Sibling rivalries aren't just for school-aged children. Estates can stir up fights among family members if handled the wrong way.
In recent news, four sisters allege that their three brothers improperly cut them out of their proper inheritance.
John Griffin founded his family business, Griffin Industries, in 1943. The meat-processing company eventually grew into one of the largest privately held corporations in Kentucky. However, when Griffin passed away, his children started fighting over the company.
Recently a judge stated that the brothers breached their fiduciary duty to the sisters. Now, after nearly 20 years, a trial date is expected to be set for next January as reported by WCPO in "Family feud: Griffin Industries inheritance fight still going strong after 19 years; could end soon."

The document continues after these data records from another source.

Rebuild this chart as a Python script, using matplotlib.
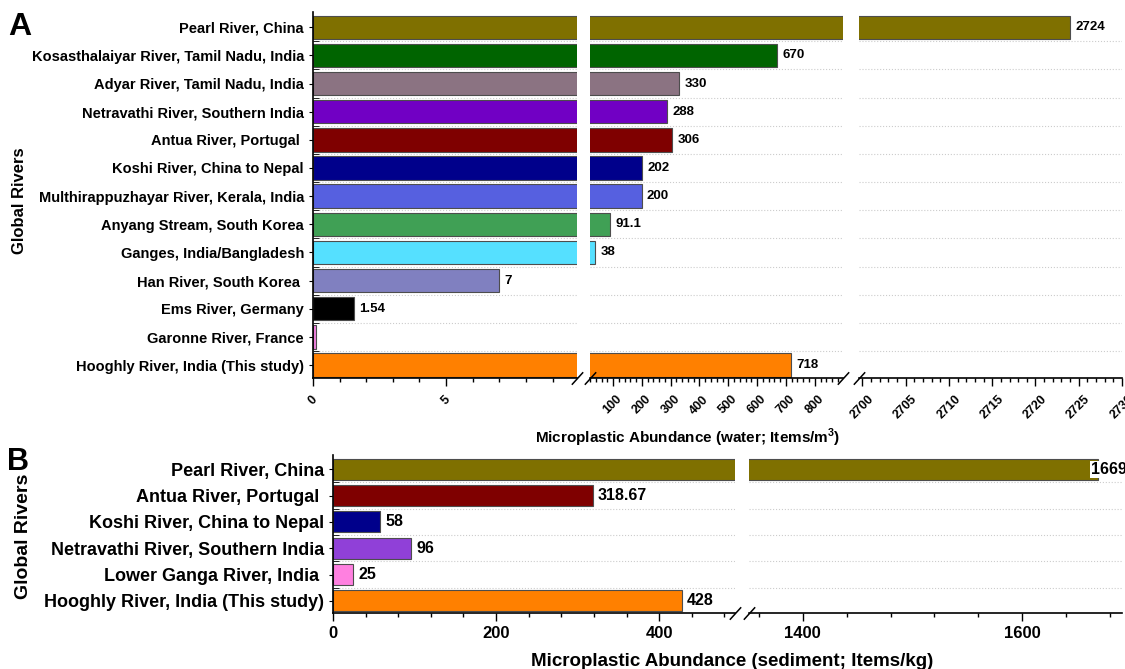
import numpy as np
import matplotlib.pyplot as plt
from matplotlib.ticker import MultipleLocator

plt.rcParams['font.family'] = ['Liberation Sans', 'DejaVu Sans']
plt.rcParams['font.weight'] = 'bold'
plt.rcParams['mathtext.fontset'] = 'custom'
plt.rcParams['mathtext.rm'] = 'Liberation Sans:bold'
plt.rcParams['mathtext.bf'] = 'Liberation Sans:bold'

# panel A: water
water_rivers = ['Pearl River, China', 'Kosasthalaiyar River, Tamil Nadu, India',
                'Adyar River, Tamil Nadu, India', 'Netravathi River, Southern India',
                'Antua River, Portugal ', 'Koshi River, China to Nepal',
                'Multhirappuzhayar River, Kerala, India', 'Anyang Stream, South Korea',
                'Ganges, India/Bangladesh', 'Han River, South Korea ',
                'Ems River, Germany', 'Garonne River, France',
                'Hooghly River, India (This study)']
water_values = [2724, 670, 330, 288, 306, 202, 200, 91.1, 38, 7, 1.54, 0.12, 718]
water_labels = ['2724', '670', '330', '288', '306', '202', '200', '91.1', '38', '7',
                '1.54', '', '718']
water_colors = ['#7f7000', '#006400', '#8b7382', '#7100c4', '#7f0000', '#00008b',
                '#5660e0', '#40a055', '#55e0ff', '#8080c0', '#000000', '#f080e0',
                '#ff8000']

# panel B: sediment
sed_rivers = ['Pearl River, China', 'Antua River, Portugal ', 'Koshi River, China to Nepal',
              'Netravathi River, Southern India', 'Lower Ganga River, India ',
              'Hooghly River, India (This study)']
sed_values = [1669, 318.67, 58, 96, 25, 428]
sed_labels = ['1669', '318.67', '58', '96', '25', '428']
sed_colors = ['#7f7000', '#7f0000', '#00008b', '#9040d8', '#ff80e0', '#ff8000']

W, H = 1125, 669
fig = plt.figure(figsize=(W / 100, H / 100), dpi=100)


def box(x0, x1, y0, y1):
    return [x0 / W, 1 - y1 / H, (x1 - x0) / W, (y1 - y0) / H]


def broken_panel(names, values, labels, colors, limits, spans, ytop, ybot,
                 ticks, bar_h, ysize, xsize, vsize, rot, xpad):
    n = len(names)
    y = np.arange(n)
    axes = []
    for k, (lims, (x0, x1), (maj, mnr)) in enumerate(zip(limits, spans, ticks)):
        ax = fig.add_axes(box(x0, x1, ytop, ybot))
        ax.barh(y, values, height=bar_h, color=colors, edgecolor='#4d4d4d',
                linewidth=0.8, zorder=2)
        ax.set_xlim(*lims)
        ax.set_ylim(n - 1 + 0.46, -0.54)
        ax.set_yticks(y)
        ax.set_yticks(np.arange(0.5, n - 1), minor=True)
        ax.grid(which='minor', axis='y', color='#cccccc', linestyle=':', linewidth=0.8)
        ax.set_axisbelow(True)
        ax.xaxis.set_major_locator(MultipleLocator(maj))
        ax.xaxis.set_minor_locator(MultipleLocator(mnr))
        ax.tick_params(axis='x', which='major', direction='out', length=6, width=1,
                       labelsize=xsize, labelrotation=rot, pad=xpad)
        ax.tick_params(axis='x', which='minor', direction='out', length=3, width=1)
        for s in ['top', 'right']:
            ax.spines[s].set_visible(False)
        ax.spines['bottom'].set_linewidth(1.2)
        if k == 0:
            ax.set_yticklabels(names, fontsize=ysize)
            ax.tick_params(axis='y', which='major', direction='out', length=3)
            ax.tick_params(axis='y', which='minor', direction='in', length=4)
            ax.spines['left'].set_linewidth(1.2)
        else:
            ax.spines['left'].set_visible(False)
            ax.tick_params(axis='y', which='both', left=False, labelleft=False)
        for i, (v, lab) in enumerate(zip(values, labels)):
            if not lab or not (lims[0] <= v <= lims[1]):
                continue
            # a label that would run off the figure sits over the bar end
            if k == len(limits) - 1 and lims[1] - v < 0.1 * (lims[1] - lims[0]):
                ax.annotate(lab, (v, i), xytext=(-7, 0), textcoords='offset pixels',
                            ha='left', va='center', fontsize=vsize, fontweight='bold',
                            bbox=dict(boxstyle='square,pad=0.05', fc='white', ec='none'))
            else:
                ax.annotate(lab, (v, i), xytext=(5, 0), textcoords='offset pixels',
                            ha='left', va='center', fontsize=vsize, fontweight='bold')
        axes.append(ax)
    # break marks on the bottom axis line
    mk = dict(marker=[(-1, -1.1), (1, 1.1)], markersize=9, linestyle='none',
              color='k', mec='k', mew=1.1, clip_on=False)
    for left_ax, right_ax in zip(axes[:-1], axes[1:]):
        left_ax.plot([1], [0], transform=left_ax.transAxes, **mk)
        right_ax.plot([0], [0], transform=right_ax.transAxes, **mk)
    return axes


axA = broken_panel(water_rivers, water_values, water_labels, water_colors,
                   [(0, 9.92), (20, 898), (2699.6, 2730)],
                   [(313, 577), (590, 843), (859, 1122)], 12, 378,
                   [(5, 1), (100, 20), (5, 1)], 0.83, 10.5, 9, 9.5, 45, 5)

axB = broken_panel(sed_rivers, sed_values, sed_labels, sed_colors,
                   [(0, 493), (1351, 1691)],
                   [(333, 735), (749, 1122)], 455, 613,
                   [(200, 40), (200, 40)], 0.8, 13, 12, 11.5, 0, 3)

fig.text(688 / W, 1 - 438 / H, r'Microplastic Abundance (water; Items/m$^{\mathbf{3}}$)',
         ha='center', va='center', fontsize=11, fontweight='bold')
fig.text(732 / W, 1 - 661 / H, 'Microplastic Abundance (sediment; Items/kg)',
         ha='center', va='center', fontsize=13.5, fontweight='bold')
fig.text(20 / W, 1 - 201 / H, 'Global Rivers', rotation=90, ha='center', va='center',
         fontsize=12, fontweight='bold')
fig.text(24 / W, 1 - 536 / H, 'Global Rivers', rotation=90, ha='center', va='center',
         fontsize=14, fontweight='bold')
fig.text(8 / W, 1 - 27 / H, 'A', ha='left', va='center', fontsize=23, fontweight='heavy')
fig.text(7 / W, 1 - 462 / H, 'B', ha='left', va='center', fontsize=22, fontweight='heavy')

fig.savefig('out.png', dpi=100)
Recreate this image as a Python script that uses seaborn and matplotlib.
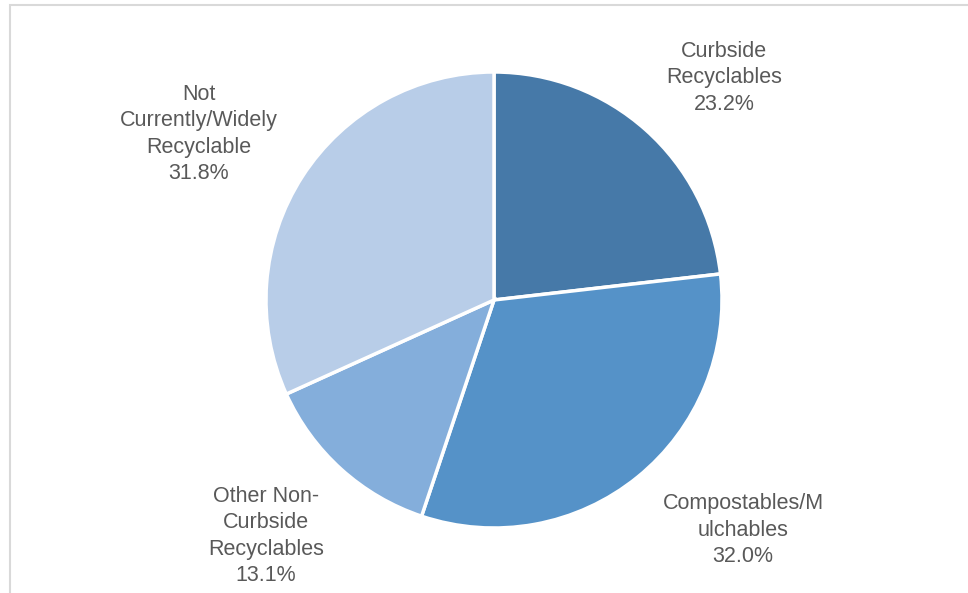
import matplotlib
matplotlib.use("Agg")
import matplotlib.pyplot as plt
import seaborn as sns
from matplotlib.patches import Rectangle

categories = ["Curbside\nRecyclables", "Compostables/M\nulchables",
              "Other Non-\nCurbside\nRecyclables", "Not\nCurrently/Widely\nRecyclable"]
values = [23.2, 32.0, 13.1, 31.8]
colors = ["#4679A8", "#5592C8", "#84AEDB", "#B8CDE8"]
label_pos = [(724, 78), (743, 530), (266, 536), (199, 134)]

sns.set_theme(style="white")
plt.rcParams['font.family'] = ['Liberation Sans', 'DejaVu Sans']

fig = plt.figure(figsize=(9.68, 5.93), dpi=100)
ax = fig.add_axes([0, 0, 1, 1])

pal = sns.color_palette(colors)
ax.pie(values, colors=pal, startangle=90, counterclock=False,
       center=(494, 593 - 300), radius=228,
       wedgeprops=dict(edgecolor='white', linewidth=2.5), frame=True)
ax.set_xlim(0, 968)
ax.set_ylim(0, 593)
ax.set_aspect('equal')
ax.axis('off')

for cat, v, (x, y) in zip(categories, values, label_pos):
    ax.text(x, 593 - y, f"{cat}\n{v:.1f}%", ha='center', va='center',
            fontsize=15.5, color='#595959', linespacing=1.33)

fig.patches.append(Rectangle((10 / 968, -0.1), 1.2, (593 - 5) / 593 + 0.1,
                             transform=fig.transFigure, fill=False,
                             edgecolor='#D9D9D9', linewidth=1.5))

fig.savefig("out.png", dpi=100)
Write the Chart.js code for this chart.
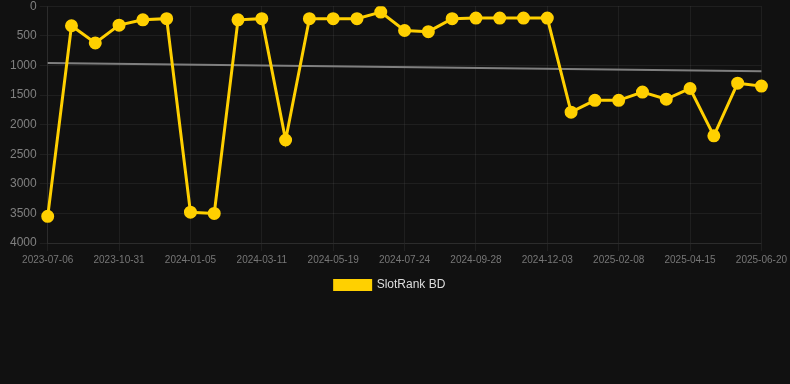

Most of the documents in this case have been filed under seal, so we do not know exactly how to asses this particular battle. Nevertheless, these types of family feuds over the business are not unusual.
Passing on a business to the next generation requires proper planning.
What is intended after the founder passes away needs to be made very clear in the founder's estate plan. Ideally, the next generation should be informed of these intentions and the estate plan to implement them.
That gives the surviving family members time to prepare to run the company and lessens the likelihood of future fights. An experienced estate planning attorney can help ensure that everything runs smoothly, preserving both the business and the family.